DATASET ENTRIES:

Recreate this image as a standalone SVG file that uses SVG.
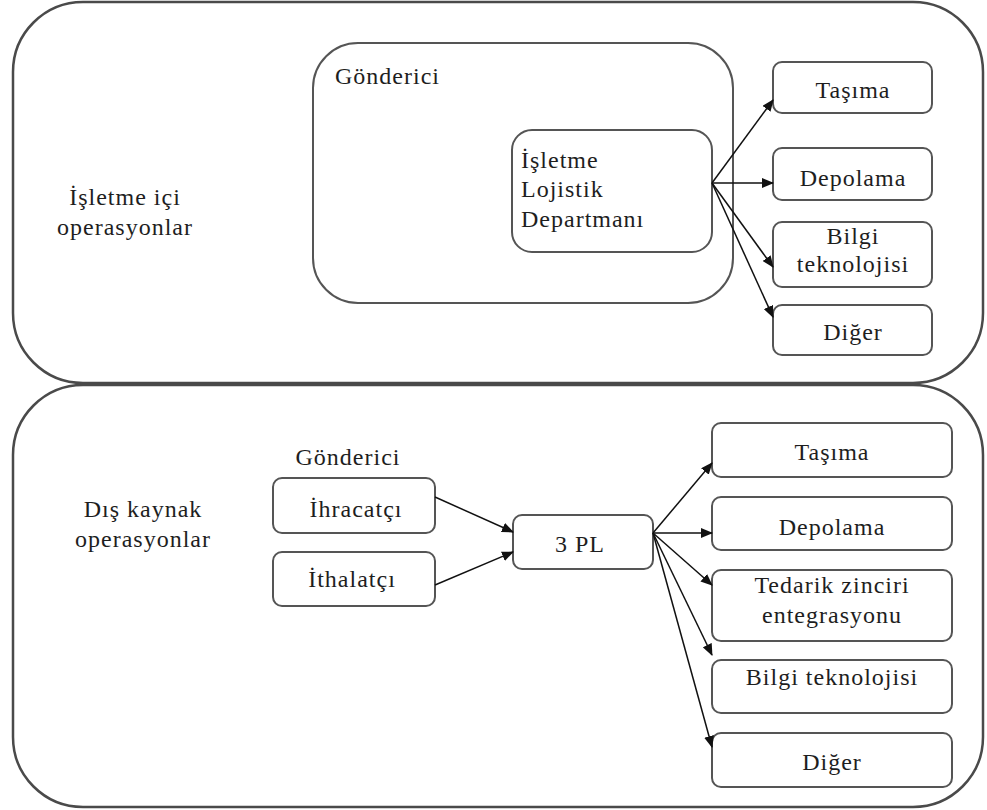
<svg xmlns="http://www.w3.org/2000/svg" width="987" height="810" viewBox="0 0 987 810">
<defs>
<marker id="ah" markerWidth="12" markerHeight="10" refX="11" refY="5" orient="auto" markerUnits="userSpaceOnUse">
<path d="M0,0 L12,5 L0,10 z" fill="#111"/>
</marker>
<style>
.box{fill:#fff;stroke:#555;stroke-width:2}
.outer{fill:#fff;stroke:#4a4a4a;stroke-width:2.5}
.t{font-family:"Liberation Serif","Times New Roman",serif;font-size:24px;letter-spacing:1px;fill:#1e1e1e}
.c{text-anchor:middle}
.arr{stroke:#111;stroke-width:1.5;fill:none;marker-end:url(#ah)}
</style>
</defs>
<rect width="987" height="810" fill="#fff"/>

<g id="top-section">
<rect class="outer" x="13" y="2" width="970" height="381" rx="70" ry="70"/>
<text class="t c" x="125" y="205">İşletme içi</text>
<text class="t c" x="125" y="235">operasyonlar</text>
</g>
<g id="gonderici-top">
<rect class="box" x="313" y="43" width="420" height="260" rx="45" ry="45"/>
<text class="t" x="335" y="84">Gönderici</text>
</g>
<g id="lojistik-dept">
<rect class="box" x="512" y="130" width="200" height="122" rx="20" ry="20"/>
<text class="t" x="521" y="168">İşletme</text>
<text class="t" x="521" y="197">Lojistik</text>
<text class="t" x="521" y="227">Departmanı</text>
</g>
<g id="top-tasima">
<rect class="box" x="773" y="62" width="159" height="51" rx="9" ry="9"/>
<text class="t c" x="853" y="98">Taşıma</text>
</g>
<g id="top-depolama">
<rect class="box" x="773" y="148" width="159" height="52" rx="9" ry="9"/>
<text class="t c" x="853" y="186">Depolama</text>
</g>
<g id="top-bilgi">
<rect class="box" x="773" y="222" width="159" height="65" rx="9" ry="9"/>
<text class="t c" x="853" y="244">Bilgi</text>
<text class="t c" x="853" y="272">teknolojisi</text>
</g>
<g id="top-diger">
<rect class="box" x="773" y="305" width="159" height="50" rx="9" ry="9"/>
<text class="t c" x="853" y="340">Diğer</text>
</g>

<g id="bottom-section">
<rect class="outer" x="13" y="385" width="970" height="422" rx="70" ry="70"/>
<text class="t c" x="143" y="517">Dış kaynak</text>
<text class="t c" x="143" y="547">operasyonlar</text>
<text class="t c" x="348" y="465">Gönderici</text>
</g>
<g id="ihracatci">
<rect class="box" x="273" y="478" width="162" height="55" rx="9" ry="9"/>
<text class="t c" x="356" y="517">İhracatçı</text>
</g>
<g id="ithalatci">
<rect class="box" x="273" y="552" width="162" height="54" rx="9" ry="9"/>
<text class="t c" x="352" y="587">İthalatçı</text>
</g>
<g id="pl3">
<rect class="box" x="513" y="515" width="140" height="54" rx="9" ry="9"/>
<text class="t c" x="580" y="552">3 PL</text>
</g>
<g id="bot-tasima">
<rect class="box" x="712" y="423" width="240" height="54" rx="9" ry="9"/>
<text class="t c" x="832" y="460">Taşıma</text>
</g>
<g id="bot-depolama">
<rect class="box" x="712" y="497" width="240" height="53" rx="9" ry="9"/>
<text class="t c" x="832" y="535">Depolama</text>
</g>
<g id="bot-tedarik">
<rect class="box" x="712" y="570" width="240" height="71" rx="9" ry="9"/>
<text class="t c" x="832" y="593">Tedarik zinciri</text>
<text class="t c" x="832" y="623">entegrasyonu</text>
</g>
<g id="bot-bilgi">
<rect class="box" x="712" y="660" width="240" height="53" rx="9" ry="9"/>
<text class="t c" x="832" y="685">Bilgi teknolojisi</text>
</g>
<g id="bot-diger">
<rect class="box" x="712" y="733" width="240" height="54" rx="9" ry="9"/>
<text class="t c" x="832" y="770">Diğer</text>
</g>

<g id="connectors">
<line class="arr" x1="712" y1="183" x2="773" y2="100"/>
<line class="arr" x1="712" y1="183" x2="773" y2="183"/>
<line class="arr" x1="712" y1="183" x2="773" y2="267"/>
<line class="arr" x1="712" y1="183" x2="773" y2="317"/>
<line class="arr" x1="435" y1="497" x2="513" y2="532"/>
<line class="arr" x1="435" y1="585" x2="513" y2="552"/>
<line class="arr" x1="653" y1="533" x2="712" y2="463"/>
<line class="arr" x1="653" y1="533" x2="712" y2="533"/>
<line class="arr" x1="653" y1="533" x2="712" y2="585"/>
<line class="arr" x1="653" y1="533" x2="712" y2="655"/>
<line class="arr" x1="653" y1="533" x2="712" y2="747"/>
</g>
</svg>
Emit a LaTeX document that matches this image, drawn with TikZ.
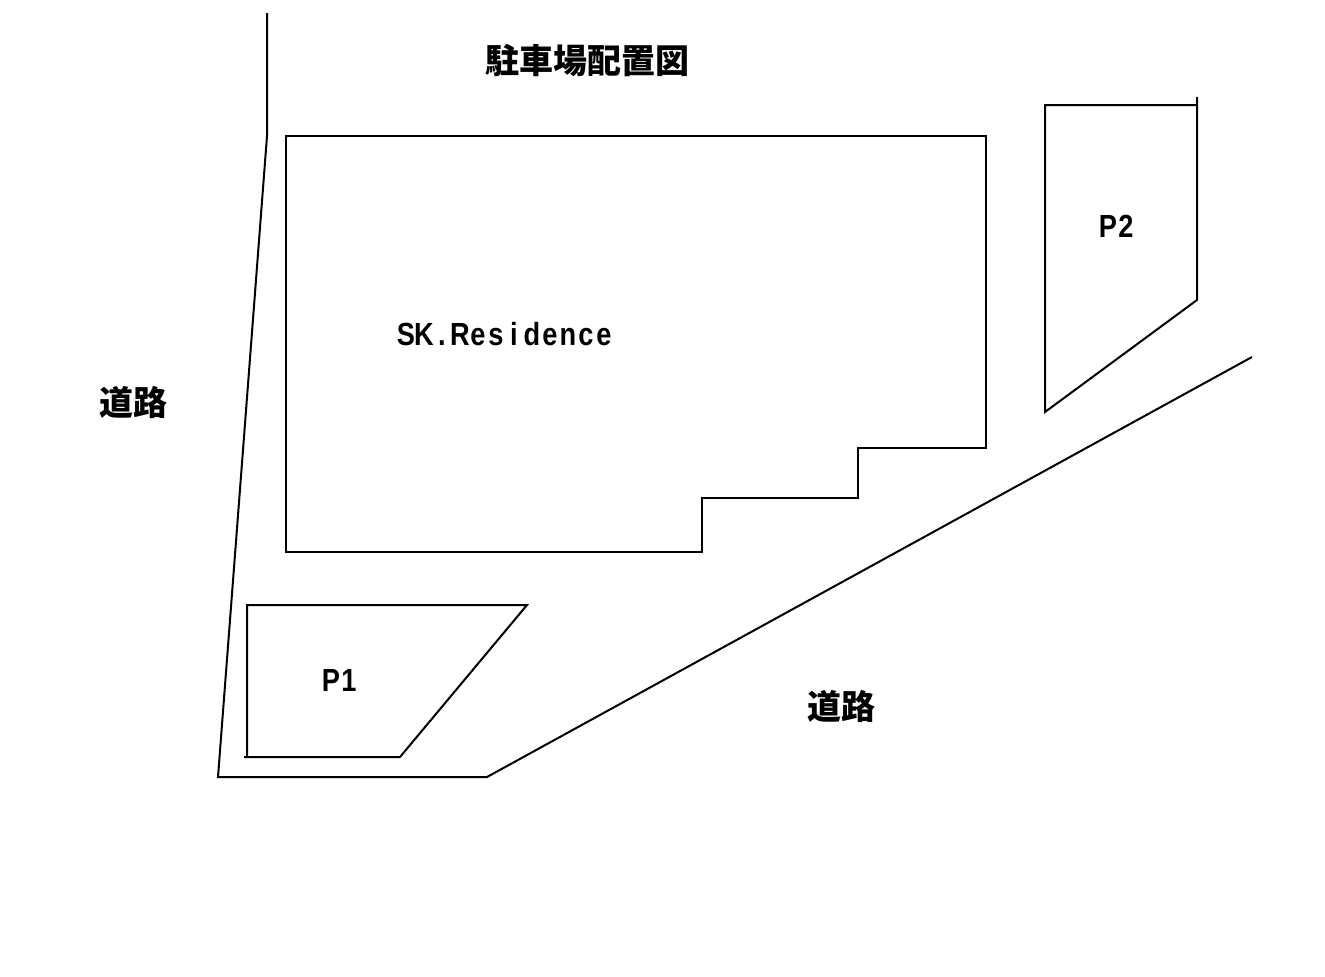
\documentclass[tikz,border=0pt]{standalone}
\usepackage{fontspec}
\setmainfont{Liberation Sans}[FakeStretch=0.85]
\newfontfamily\cjk{Noto Sans CJK JP}
\newcommand{\hw}[1]{\makebox[18pt]{#1}}
\begin{document}
\begin{tikzpicture}[x=1pt,y=-1pt,line width=2pt,font=\bfseries]
        \useasboundingbox (0,0) rectangle (1325,977);
        \node at (587,60.5) (title) {\cjk\fontsize{34}{36}\selectfont 駐車場配置図};
        \node at (505,334) (house) {\fontsize{32}{36}\selectfont \hw{S}\hw{K}\hw{.}\hw{R}\hw{e}\hw{s}\hw{i}\hw{d}\hw{e}\hw{n}\hw{c}\hw{e}};
        \node at (133,402.5) (roadA) {\cjk\fontsize{34}{36}\selectfont 道路};
        \node at (841,706.5) (roadB) {\cjk\fontsize{34}{36}\selectfont 道路};
        \node at (340,680) (P1) {\fontsize{32}{36}\selectfont \hw{P}\hw{1}};
        \node at (1117,226) (P2) {\fontsize{32}{36}\selectfont \hw{P}\hw{2}};
        
        \draw (286,136) -- (986,136) -- (986,448) -- (858,448) -- (858,498) -- (702,498) -- (702,552) -- (286,552) -- cycle;
        \draw (247,757) -- (247,605) -- (527,605) -- (400,757) -- (244,757);
        \draw (1197,97) -- (1197,300) -- (1045,412) -- (1045,105) -- (1197,105);
        \draw (267,13) -- (267,136) -- (218,777) -- (487,777) -- (1252,357);
        
    \end{tikzpicture}
\end{document}
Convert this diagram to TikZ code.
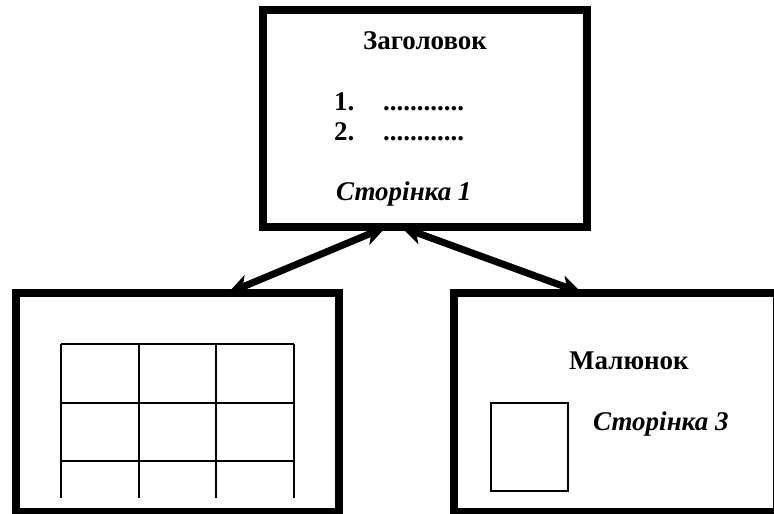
\documentclass[tikz,border=0pt]{standalone}
\usepackage{fontspec}
\setmainfont{Liberation Serif}
\usetikzlibrary{arrows.meta}

\begin{document}
\begin{tikzpicture}[x=1pt,y=-1pt,
    page/.style={draw,line width=8pt,outer sep=0pt,inner sep=0pt},
    tip/.tip={Stealth[length=22pt,width=20pt,inset=6pt]},
    link/.style={line width=7pt,tip-tip},
    cell/.style={line width=2pt},
    txt/.style={inner sep=0pt,font=\fontsize{27}{30}\selectfont\bfseries},
    itxt/.style={txt,font=\fontsize{27}{30}\selectfont\bfseries\itshape}]
    \useasboundingbox (0,0) rectangle (774,514);
    % pages
    \node[page,minimum width=324pt,minimum height=217pt] (title) at (425,118.5) {};
    \node[page,minimum width=323pt,minimum height=219pt] (tbl) at (177.5,402.5) {};
    \node[page,minimum width=323pt,minimum height=219pt] (pic) at (615.5,402.5) {};
    % page 1
    \node[txt,anchor=base] (head) at (425,49) {Заголовок};
    \node[txt,anchor=base west] (n1) at (334,110) {1.};
    \node[txt,anchor=base west] (d1) at (383,110) {............};
    \node[txt,anchor=base west] (n2) at (334,140) {2.};
    \node[txt,anchor=base west] (d2) at (383,140) {............};
    \node[itxt,anchor=base west] (pg1) at (336,200) {Сторінка 1};
    % table
    \foreach \x in {61,139,216,294}
      \draw[cell] (\x,344) -- (\x,498);
    \foreach \y in {344,403,461}
      \draw[cell] (61,\y) -- (294,\y);
    % picture page
    \node[txt,anchor=base] (fig) at (629,369) {Малюнок};
    \draw[line width=1.5pt] (491,403) rectangle (568,491);
    \node[itxt,anchor=base west] (pg3) at (593,430) {Сторінка 3};
    % links
    \draw[link] ([xshift=50.5pt]tbl.north) -- ([xshift=-39pt]title.south);
    \draw[link] ([xshift=-24pt]title.south) -- ([xshift=-33.5pt]pic.north);
\end{tikzpicture}
\end{document}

GOAL: Skip all pictures. Output only the lines from the one containing "Emit a LaTeX" to the one containing "at (1117,226) (P2)", both lines included.

TASK ANSWER:
Emit a LaTeX document that matches this image, drawn with TikZ.
\documentclass[tikz,border=0pt]{standalone}
\usepackage{fontspec}
\setmainfont{Liberation Sans}[FakeStretch=0.85]
\newfontfamily\cjk{Noto Sans CJK JP}
\newcommand{\hw}[1]{\makebox[18pt]{#1}}
\begin{document}
\begin{tikzpicture}[x=1pt,y=-1pt,line width=2pt,font=\bfseries]
        \useasboundingbox (0,0) rectangle (1325,977);
        \node at (587,60.5) (title) {\cjk\fontsize{34}{36}\selectfont 駐車場配置図};
        \node at (505,334) (house) {\fontsize{32}{36}\selectfont \hw{S}\hw{K}\hw{.}\hw{R}\hw{e}\hw{s}\hw{i}\hw{d}\hw{e}\hw{n}\hw{c}\hw{e}};
        \node at (133,402.5) (roadA) {\cjk\fontsize{34}{36}\selectfont 道路};
        \node at (841,706.5) (roadB) {\cjk\fontsize{34}{36}\selectfont 道路};
        \node at (340,680) (P1) {\fontsize{32}{36}\selectfont \hw{P}\hw{1}};
        \node at (1117,226) (P2) {\fontsize{32}{36}\selectfont \hw{P}\hw{2}};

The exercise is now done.